▸ **Short exercise**
Write out each line exactly as given. Leave the pictures out of your copy.

'''

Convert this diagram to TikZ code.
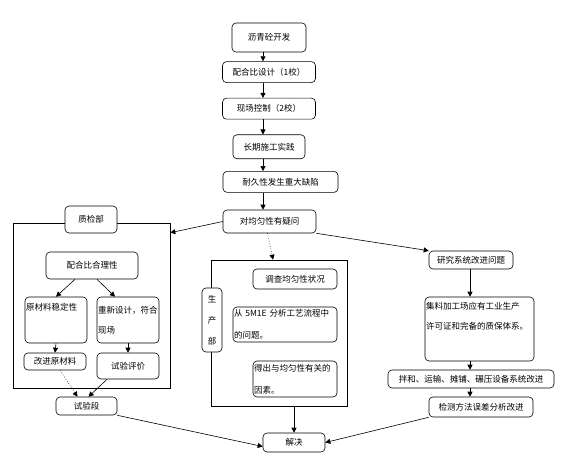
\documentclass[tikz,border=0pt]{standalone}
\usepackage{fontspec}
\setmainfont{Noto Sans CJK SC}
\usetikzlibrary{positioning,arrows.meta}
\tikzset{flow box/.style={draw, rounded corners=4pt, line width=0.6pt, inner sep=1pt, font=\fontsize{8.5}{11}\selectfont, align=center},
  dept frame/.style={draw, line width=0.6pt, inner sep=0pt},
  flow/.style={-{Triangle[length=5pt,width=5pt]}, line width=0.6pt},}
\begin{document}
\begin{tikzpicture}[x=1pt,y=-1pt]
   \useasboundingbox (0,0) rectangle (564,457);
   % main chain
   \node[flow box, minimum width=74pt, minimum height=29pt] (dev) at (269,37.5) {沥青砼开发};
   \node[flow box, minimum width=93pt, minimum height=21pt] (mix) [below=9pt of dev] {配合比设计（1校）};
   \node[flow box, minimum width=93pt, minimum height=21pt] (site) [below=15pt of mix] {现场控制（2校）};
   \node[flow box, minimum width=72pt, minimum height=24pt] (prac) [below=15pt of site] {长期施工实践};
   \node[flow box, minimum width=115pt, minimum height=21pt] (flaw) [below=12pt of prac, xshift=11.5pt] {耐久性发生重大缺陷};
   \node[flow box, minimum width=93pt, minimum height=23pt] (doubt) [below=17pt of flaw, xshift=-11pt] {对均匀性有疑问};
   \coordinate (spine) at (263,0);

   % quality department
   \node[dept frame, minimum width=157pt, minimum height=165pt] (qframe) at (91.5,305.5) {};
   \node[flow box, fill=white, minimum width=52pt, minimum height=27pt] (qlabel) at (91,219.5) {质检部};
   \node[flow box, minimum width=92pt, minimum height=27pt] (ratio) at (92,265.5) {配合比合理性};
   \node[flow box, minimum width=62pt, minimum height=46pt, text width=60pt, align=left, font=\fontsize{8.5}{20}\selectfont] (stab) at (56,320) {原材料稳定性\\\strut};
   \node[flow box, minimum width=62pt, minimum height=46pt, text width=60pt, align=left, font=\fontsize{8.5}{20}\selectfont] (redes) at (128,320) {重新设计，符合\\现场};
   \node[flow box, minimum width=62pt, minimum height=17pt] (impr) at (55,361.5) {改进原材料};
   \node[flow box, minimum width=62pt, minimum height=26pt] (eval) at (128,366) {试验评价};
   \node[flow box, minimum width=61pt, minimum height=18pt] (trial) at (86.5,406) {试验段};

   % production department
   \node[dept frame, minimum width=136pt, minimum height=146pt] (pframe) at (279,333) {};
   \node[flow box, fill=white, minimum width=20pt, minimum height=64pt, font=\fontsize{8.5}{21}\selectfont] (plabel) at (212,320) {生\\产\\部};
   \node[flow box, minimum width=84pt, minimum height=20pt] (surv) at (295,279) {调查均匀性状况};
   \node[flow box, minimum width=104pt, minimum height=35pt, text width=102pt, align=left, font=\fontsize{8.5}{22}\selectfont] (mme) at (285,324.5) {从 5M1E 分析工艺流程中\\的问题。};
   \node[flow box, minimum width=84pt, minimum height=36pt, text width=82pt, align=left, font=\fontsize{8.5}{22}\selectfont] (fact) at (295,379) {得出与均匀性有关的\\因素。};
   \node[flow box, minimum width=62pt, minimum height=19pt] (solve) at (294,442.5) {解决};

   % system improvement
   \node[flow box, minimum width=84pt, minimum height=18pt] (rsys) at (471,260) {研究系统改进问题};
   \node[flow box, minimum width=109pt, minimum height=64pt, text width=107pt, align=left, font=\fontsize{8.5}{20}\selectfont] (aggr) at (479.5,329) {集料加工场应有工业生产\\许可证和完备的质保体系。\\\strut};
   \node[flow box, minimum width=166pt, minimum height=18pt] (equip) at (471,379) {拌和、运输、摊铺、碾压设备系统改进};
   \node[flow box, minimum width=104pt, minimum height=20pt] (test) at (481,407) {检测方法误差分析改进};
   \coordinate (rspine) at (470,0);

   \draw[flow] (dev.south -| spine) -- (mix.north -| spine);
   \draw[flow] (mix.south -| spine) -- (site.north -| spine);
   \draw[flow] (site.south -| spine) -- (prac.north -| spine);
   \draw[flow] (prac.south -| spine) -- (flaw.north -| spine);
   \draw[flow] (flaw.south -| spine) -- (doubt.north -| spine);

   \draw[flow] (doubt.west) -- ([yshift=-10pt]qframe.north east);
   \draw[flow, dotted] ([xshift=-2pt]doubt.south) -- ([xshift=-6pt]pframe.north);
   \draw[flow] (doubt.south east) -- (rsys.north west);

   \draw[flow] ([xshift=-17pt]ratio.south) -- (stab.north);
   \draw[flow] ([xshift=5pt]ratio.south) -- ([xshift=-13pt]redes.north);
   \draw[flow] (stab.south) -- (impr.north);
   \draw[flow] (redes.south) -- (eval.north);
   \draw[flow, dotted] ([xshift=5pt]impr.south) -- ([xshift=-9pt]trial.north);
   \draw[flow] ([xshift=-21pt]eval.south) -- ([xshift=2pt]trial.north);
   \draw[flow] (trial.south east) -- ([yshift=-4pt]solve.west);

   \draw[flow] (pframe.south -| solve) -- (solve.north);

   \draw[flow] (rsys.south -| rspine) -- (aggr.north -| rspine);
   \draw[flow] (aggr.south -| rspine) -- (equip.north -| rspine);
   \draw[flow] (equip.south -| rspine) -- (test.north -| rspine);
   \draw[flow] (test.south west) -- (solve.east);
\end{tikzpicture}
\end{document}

'''

▸ **Exercise output**
Convert this diagram to TikZ code.
\documentclass[tikz,border=0pt]{standalone}
\usepackage{fontspec}
\setmainfont{Noto Sans CJK SC}
\usetikzlibrary{positioning,arrows.meta}
\tikzset{flow box/.style={draw, rounded corners=4pt, line width=0.6pt, inner sep=1pt, font=\fontsize{8.5}{11}\selectfont, align=center},
  dept frame/.style={draw, line width=0.6pt, inner sep=0pt},
  flow/.style={-{Triangle[length=5pt,width=5pt]}, line width=0.6pt},}
\begin{document}
\begin{tikzpicture}[x=1pt,y=-1pt]
   \useasboundingbox (0,0) rectangle (564,457);
   % main chain
   \node[flow box, minimum width=74pt, minimum height=29pt] (dev) at (269,37.5) {沥青砼开发};
   \node[flow box, minimum width=93pt, minimum height=21pt] (mix) [below=9pt of dev] {配合比设计（1校）};
   \node[flow box, minimum width=93pt, minimum height=21pt] (site) [below=15pt of mix] {现场控制（2校）};
   \node[flow box, minimum width=72pt, minimum height=24pt] (prac) [below=15pt of site] {长期施工实践};
   \node[flow box, minimum width=115pt, minimum height=21pt] (flaw) [below=12pt of prac, xshift=11.5pt] {耐久性发生重大缺陷};
   \node[flow box, minimum width=93pt, minimum height=23pt] (doubt) [below=17pt of flaw, xshift=-11pt] {对均匀性有疑问};
   \coordinate (spine) at (263,0);

   % quality department
   \node[dept frame, minimum width=157pt, minimum height=165pt] (qframe) at (91.5,305.5) {};
   \node[flow box, fill=white, minimum width=52pt, minimum height=27pt] (qlabel) at (91,219.5) {质检部};
   \node[flow box, minimum width=92pt, minimum height=27pt] (ratio) at (92,265.5) {配合比合理性};
   \node[flow box, minimum width=62pt, minimum height=46pt, text width=60pt, align=left, font=\fontsize{8.5}{20}\selectfont] (stab) at (56,320) {原材料稳定性\\\strut};
   \node[flow box, minimum width=62pt, minimum height=46pt, text width=60pt, align=left, font=\fontsize{8.5}{20}\selectfont] (redes) at (128,320) {重新设计，符合\\现场};
   \node[flow box, minimum width=62pt, minimum height=17pt] (impr) at (55,361.5) {改进原材料};
   \node[flow box, minimum width=62pt, minimum height=26pt] (eval) at (128,366) {试验评价};
   \node[flow box, minimum width=61pt, minimum height=18pt] (trial) at (86.5,406) {试验段};

   % production department
   \node[dept frame, minimum width=136pt, minimum height=146pt] (pframe) at (279,333) {};
   \node[flow box, fill=white, minimum width=20pt, minimum height=64pt, font=\fontsize{8.5}{21}\selectfont] (plabel) at (212,320) {生\\产\\部};
   \node[flow box, minimum width=84pt, minimum height=20pt] (surv) at (295,279) {调查均匀性状况};
   \node[flow box, minimum width=104pt, minimum height=35pt, text width=102pt, align=left, font=\fontsize{8.5}{22}\selectfont] (mme) at (285,324.5) {从 5M1E 分析工艺流程中\\的问题。};
   \node[flow box, minimum width=84pt, minimum height=36pt, text width=82pt, align=left, font=\fontsize{8.5}{22}\selectfont] (fact) at (295,379) {得出与均匀性有关的\\因素。};
   \node[flow box, minimum width=62pt, minimum height=19pt] (solve) at (294,442.5) {解决};

   % system improvement
   \node[flow box, minimum width=84pt, minimum height=18pt] (rsys) at (471,260) {研究系统改进问题};
   \node[flow box, minimum width=109pt, minimum height=64pt, text width=107pt, align=left, font=\fontsize{8.5}{20}\selectfont] (aggr) at (479.5,329) {集料加工场应有工业生产\\许可证和完备的质保体系。\\\strut};
   \node[flow box, minimum width=166pt, minimum height=18pt] (equip) at (471,379) {拌和、运输、摊铺、碾压设备系统改进};
   \node[flow box, minimum width=104pt, minimum height=20pt] (test) at (481,407) {检测方法误差分析改进};
   \coordinate (rspine) at (470,0);

   \draw[flow] (dev.south -| spine) -- (mix.north -| spine);
   \draw[flow] (mix.south -| spine) -- (site.north -| spine);
   \draw[flow] (site.south -| spine) -- (prac.north -| spine);
   \draw[flow] (prac.south -| spine) -- (flaw.north -| spine);
   \draw[flow] (flaw.south -| spine) -- (doubt.north -| spine);

   \draw[flow] (doubt.west) -- ([yshift=-10pt]qframe.north east);
   \draw[flow, dotted] ([xshift=-2pt]doubt.south) -- ([xshift=-6pt]pframe.north);
   \draw[flow] (doubt.south east) -- (rsys.north west);

   \draw[flow] ([xshift=-17pt]ratio.south) -- (stab.north);
   \draw[flow] ([xshift=5pt]ratio.south) -- ([xshift=-13pt]redes.north);
   \draw[flow] (stab.south) -- (impr.north);
   \draw[flow] (redes.south) -- (eval.north);
   \draw[flow, dotted] ([xshift=5pt]impr.south) -- ([xshift=-9pt]trial.north);
   \draw[flow] ([xshift=-21pt]eval.south) -- ([xshift=2pt]trial.north);
   \draw[flow] (trial.south east) -- ([yshift=-4pt]solve.west);

   \draw[flow] (pframe.south -| solve) -- (solve.north);

   \draw[flow] (rsys.south -| rspine) -- (aggr.north -| rspine);
   \draw[flow] (aggr.south -| rspine) -- (equip.north -| rspine);
   \draw[flow] (equip.south -| rspine) -- (test.north -| rspine);
   \draw[flow] (test.south west) -- (solve.east);
\end{tikzpicture}
\end{document}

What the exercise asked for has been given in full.